Both De Lima and Trillanes maintained that by express provision of the Constitution, Sereno is only removable from office exclusively by impeachment, which invalidates the petition of Calida. “The present petition for quo warranto filed by the OSG seeks the removal or ouster of the Chief Justice via a means other than impeachment. This is contrary to the language, spirit, and design of the Constitution,” they noted.

Article XI, Section 2 of the Constitution states: “the President, the Vice-President, the Members of the Supreme Court, the Members of the Constitutional Commissions, and the Ombudsman may be removed from office, on impeachment for, and conviction of, culpable violation of the Constitution, treason, bribery, graft and corruption, other high crimes, or betrayal of public trust.”

The provision likewise noted that “all other public officers and employees may be removed from office as provided by law, but not by impeachment.” The opposition senators said everyone is expected to respect the language of the Constitution, especially when it identifies a particular class and then restricts the ways by which its members can be removed from office.

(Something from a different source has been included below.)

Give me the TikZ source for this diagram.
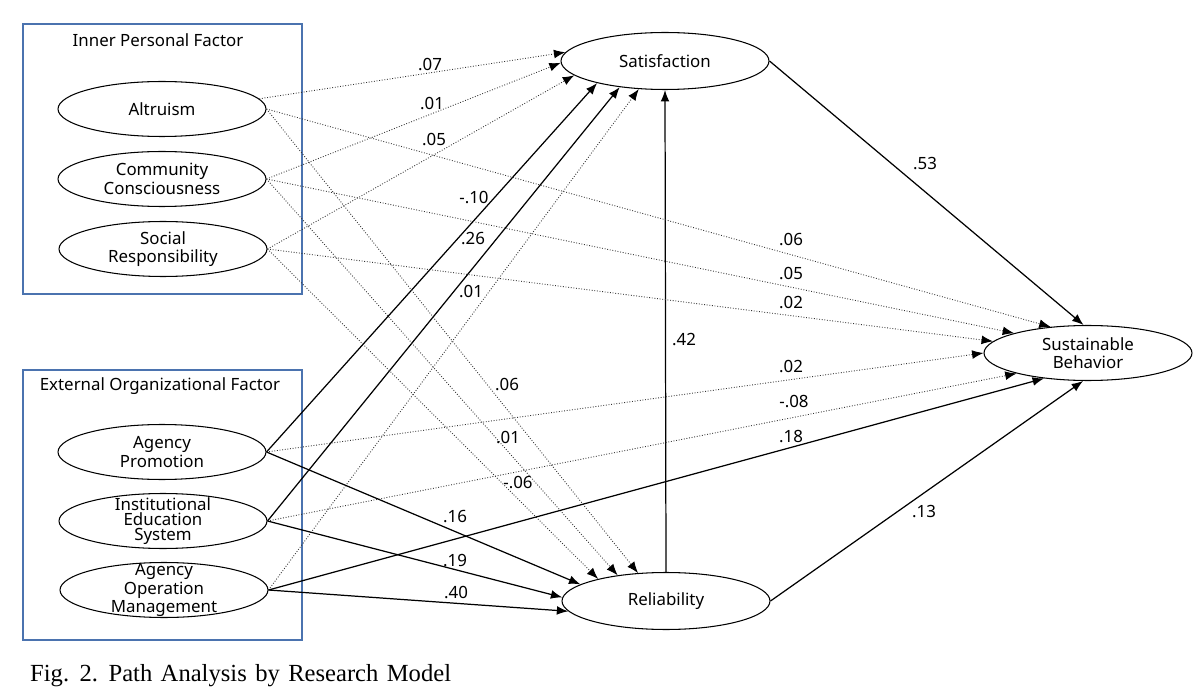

“The exclusive nature of the class and the specificity of the mode of removal of the members of that class from office means two things- that the class cannot be expanded, and that no additional grounds for removal may be considered,” they stated.

“The Solicitor General cannot, in the guise of questioning an impeachable public officer’s appointment, raise questions before the Supreme Court that are exclusively constitutionally addressed to other branches of government,” they said.

As movant-intervenors in the petition, De Lima and Trillanes maintained that the Constitution vests in the Senate the sole power to try and decide all cases of impeachment.

“As citizens, taxpayers and Senators of the Republic, movant-intervenors have the right and duty to uphold the Constitution and to oppose government actions that are clearly patently unconstitutional,” they said.

“The mandated duty of movant-intervenors as judges in the possible impeachment trial of the Chief Justice will also be pre-empted and negated if the quo warranto petition were granted,” they added.